Using traits from related wild grasses has previously been very difficult because of the complexity of the wheat genome, Chris Lamb, director of the John Innes Centre in Norwich told the Norfolk Farming Conference.
“Wheat has three sets of genetic information, or genomes, which inherently should make wheat genetically unstable.”
Stability was conferred by a gene complex, known as Ph1, which effectively prevented recombination of genes across the different genomes, he said.
“Genes in genome A can only recombine with genes from A, B with B, etc.
The good news is that it makes wheat genetically stable.
The bad news is it also makes it very hard to get desirable genes into modern wheat varieties.”
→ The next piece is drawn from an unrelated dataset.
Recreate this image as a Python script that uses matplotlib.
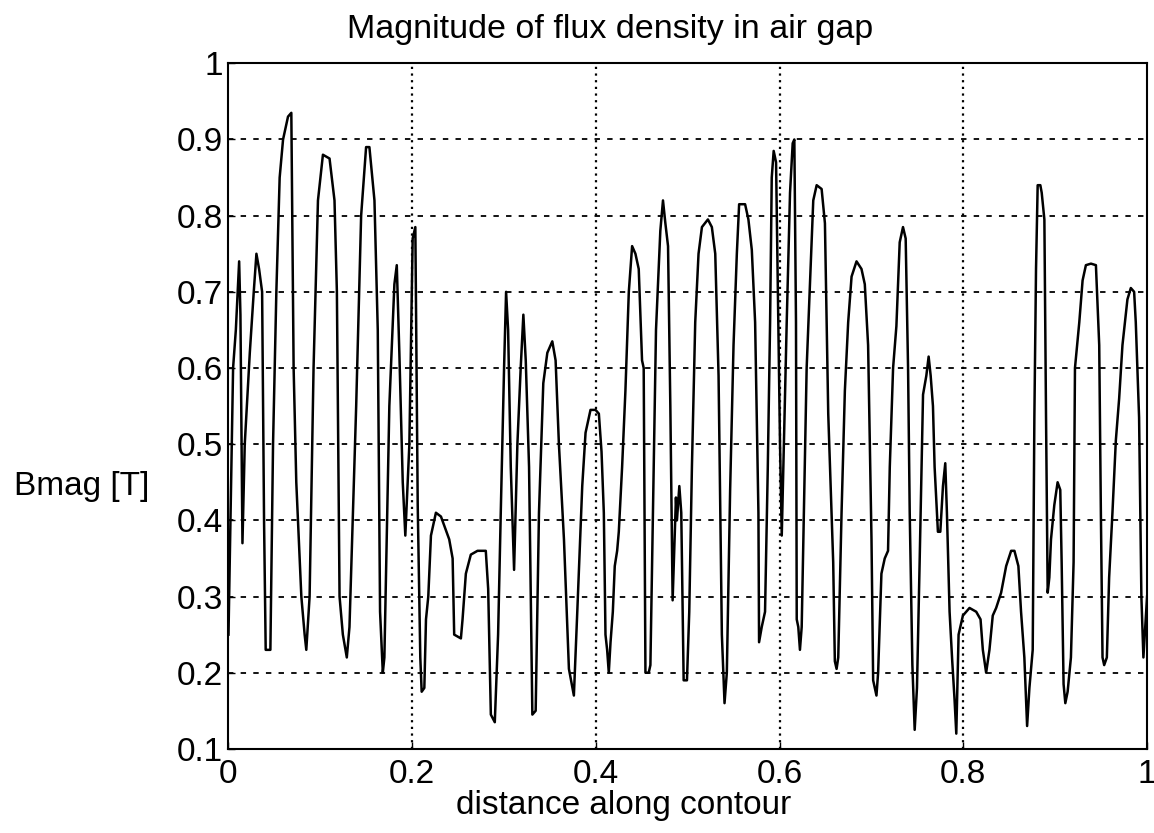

But now, following extensive research, a team at JIC led by Graham Moore believes it knows how to temporarily switch off the Ph1 genes allowing breeders to transfer in useful “wild” genes, without upsetting the genetic stability in the field.
“It will greatly increase the pool of genetic material breeders can use to improve varieties,” Prof Lamb said.
The biggest upside would be helping to improve traits like drought tolerance and cold hardiness, he suggested.
“But it is a breeding tool; it is not restricted to any one trait.
For example it could be applied to disease resistance or improving bread-making quality.”
Breeders should be able to start applying the research more or less straight away if clever fast-track methods of regulating the gene complex’s activity currently being investigated were successful.
“We should know in the next year or so if they are.”
The first varieties utilising the new techniques should come through the pipeline in 7-10 years’ time, he estimated.